**DATASET EXCERPT**.
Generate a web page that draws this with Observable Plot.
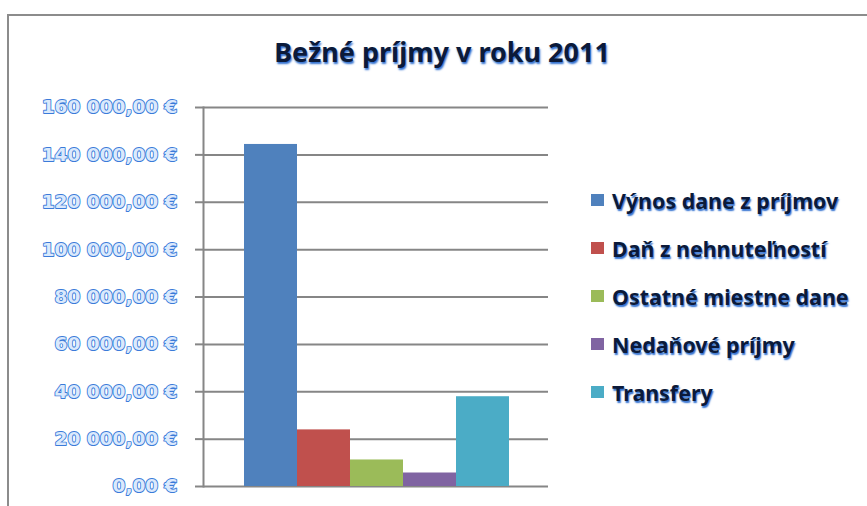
<!DOCTYPE html>
<html>
<head>
<meta charset="utf-8">
<script src="https://cdn.jsdelivr.net/npm/d3@7"></script>
<script src="https://cdn.jsdelivr.net/npm/@observablehq/plot@0.6"></script>
<style>
  html, body { margin: 0; padding: 0; background: #fff; }
  #wrap { position: relative; width: 867px; height: 506px; overflow: hidden; font-family: "Noto Sans", Lato, sans-serif; }
  #border { position: absolute; left: 7px; top: 14px; width: 900px; height: 600px; border-left: 2px solid #8c8c8c; border-top: 2px solid #8c8c8c; box-sizing: border-box; }
  #title { position: absolute; left: 0; width: 884px; top: 34px; text-align: center; font-size: 27px; line-height: 1.362; font-weight: bold; color: #0b1a3a; text-shadow: 1px 2px 2px #2f6fd0; }
  #legend { position: absolute; left: 591px; top: 176px; }
  .item { height: 48px; display: flex; align-items: center; font-size: 21.4px; font-weight: bold; color: #0b1a3a; text-shadow: 1px 1.5px 1.5px #2f6fd0; }
  .sw { width: 13px; height: 12px; margin-right: 8px; flex: none; }
  #chart { position: absolute; left: 0; top: 0; }
</style>
</head>
<body>
<div id="wrap">
  <div id="border"></div>
  <div id="chart"></div>
  <div id="title"></div>
  <div id="legend"></div>
</div>
<script>
const title = "Bežné príjmy v roku 2011";
const series = ["Výnos dane z príjmov", "Daň z nehnuteľností", "Ostatné miestne dane", "Nedaňové príjmy", "Transfery"];
const values = [144400, 23900, 11200, 5700, 37900];
const colors = ["#4f81bd", "#c0504d", "#9bbb59", "#8064a2", "#4bacc6"];
const yTicks = [0, 20000, 40000, 60000, 80000, 100000, 120000, 140000, 160000];
const yTickLabels = ["0,00 €", "20 000,00 €", "40 000,00 €", "60 000,00 €", "80 000,00 €", "100 000,00 €", "120 000,00 €", "140 000,00 €", "160 000,00 €"];

const data = series.map((s, i) => ({name: s, value: values[i]}));

document.getElementById("title").textContent = title;
const legend = document.getElementById("legend");
series.forEach((s, i) => {
  const item = document.createElement("div");
  item.className = "item";
  const sw = document.createElement("span");
  sw.className = "sw";
  sw.style.background = colors[i];
  item.appendChild(sw);
  item.appendChild(document.createTextNode(s));
  legend.appendChild(item);
});

const chart = Plot.plot({
  width: 867,
  height: 506,
  marginLeft: 203,
  marginRight: 319,
  marginTop: 107,
  marginBottom: 20,
  style: {fontFamily: "'DejaVu Sans', sans-serif", background: "transparent"},
  x: {domain: series, padding: 0, insetLeft: 40, insetRight: 39, axis: null},
  y: {domain: [0, 160000]},
  color: {domain: series, range: colors},
  marks: [
    Plot.gridY(yTicks, {stroke: "#868686", strokeOpacity: 1, strokeWidth: 2}),
    Plot.barY(data, {x: "name", y: "value", fill: "name"}),
    Plot.frame({anchor: "left", stroke: "#868686", strokeWidth: 2}),
    Plot.axisY({
      ticks: yTicks,
      tickFormat: (d) => yTickLabels[yTicks.indexOf(d)],
      tickSize: 8,
      tickPadding: 18,
      stroke: "#868686",
      strokeWidth: 2,
      fill: "#dbe9fc",
      textStroke: "#3b7bd9",
      textStrokeWidth: 1.8,
      fontSize: 18.5,
      fontWeight: "bold",
      label: null
    })
  ]
});
document.getElementById("chart").appendChild(chart);
</script>
</body>
</html>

**WRITTEN REQUEST**.
Copy the listing exactly. Any image in it stays out of the copy.

**TASK ANSWER**.
Generate a web page that draws this with Observable Plot.
<!DOCTYPE html>
<html>
<head>
<meta charset="utf-8">
<script src="https://cdn.jsdelivr.net/npm/d3@7"></script>
<script src="https://cdn.jsdelivr.net/npm/@observablehq/plot@0.6"></script>
<style>
  html, body { margin: 0; padding: 0; background: #fff; }
  #wrap { position: relative; width: 867px; height: 506px; overflow: hidden; font-family: "Noto Sans", Lato, sans-serif; }
  #border { position: absolute; left: 7px; top: 14px; width: 900px; height: 600px; border-left: 2px solid #8c8c8c; border-top: 2px solid #8c8c8c; box-sizing: border-box; }
  #title { position: absolute; left: 0; width: 884px; top: 34px; text-align: center; font-size: 27px; line-height: 1.362; font-weight: bold; color: #0b1a3a; text-shadow: 1px 2px 2px #2f6fd0; }
  #legend { position: absolute; left: 591px; top: 176px; }
  .item { height: 48px; display: flex; align-items: center; font-size: 21.4px; font-weight: bold; color: #0b1a3a; text-shadow: 1px 1.5px 1.5px #2f6fd0; }
  .sw { width: 13px; height: 12px; margin-right: 8px; flex: none; }
  #chart { position: absolute; left: 0; top: 0; }
</style>
</head>
<body>
<div id="wrap">
  <div id="border"></div>
  <div id="chart"></div>
  <div id="title"></div>
  <div id="legend"></div>
</div>
<script>
const title = "Bežné príjmy v roku 2011";
const series = ["Výnos dane z príjmov", "Daň z nehnuteľností", "Ostatné miestne dane", "Nedaňové príjmy", "Transfery"];
const values = [144400, 23900, 11200, 5700, 37900];
const colors = ["#4f81bd", "#c0504d", "#9bbb59", "#8064a2", "#4bacc6"];
const yTicks = [0, 20000, 40000, 60000, 80000, 100000, 120000, 140000, 160000];
const yTickLabels = ["0,00 €", "20 000,00 €", "40 000,00 €", "60 000,00 €", "80 000,00 €", "100 000,00 €", "120 000,00 €", "140 000,00 €", "160 000,00 €"];

const data = series.map((s, i) => ({name: s, value: values[i]}));

document.getElementById("title").textContent = title;
const legend = document.getElementById("legend");
series.forEach((s, i) => {
  const item = document.createElement("div");
  item.className = "item";
  const sw = document.createElement("span");
  sw.className = "sw";
  sw.style.background = colors[i];
  item.appendChild(sw);
  item.appendChild(document.createTextNode(s));
  legend.appendChild(item);
});

const chart = Plot.plot({
  width: 867,
  height: 506,
  marginLeft: 203,
  marginRight: 319,
  marginTop: 107,
  marginBottom: 20,
  style: {fontFamily: "'DejaVu Sans', sans-serif", background: "transparent"},
  x: {domain: series, padding: 0, insetLeft: 40, insetRight: 39, axis: null},
  y: {domain: [0, 160000]},
  color: {domain: series, range: colors},
  marks: [
    Plot.gridY(yTicks, {stroke: "#868686", strokeOpacity: 1, strokeWidth: 2}),
    Plot.barY(data, {x: "name", y: "value", fill: "name"}),
    Plot.frame({anchor: "left", stroke: "#868686", strokeWidth: 2}),
    Plot.axisY({
      ticks: yTicks,
      tickFormat: (d) => yTickLabels[yTicks.indexOf(d)],
      tickSize: 8,
      tickPadding: 18,
      stroke: "#868686",
      strokeWidth: 2,
      fill: "#dbe9fc",
      textStroke: "#3b7bd9",
      textStrokeWidth: 1.8,
      fontSize: 18.5,
      fontWeight: "bold",
      label: null
    })
  ]
});
document.getElementById("chart").appendChild(chart);
</script>
</body>
</html>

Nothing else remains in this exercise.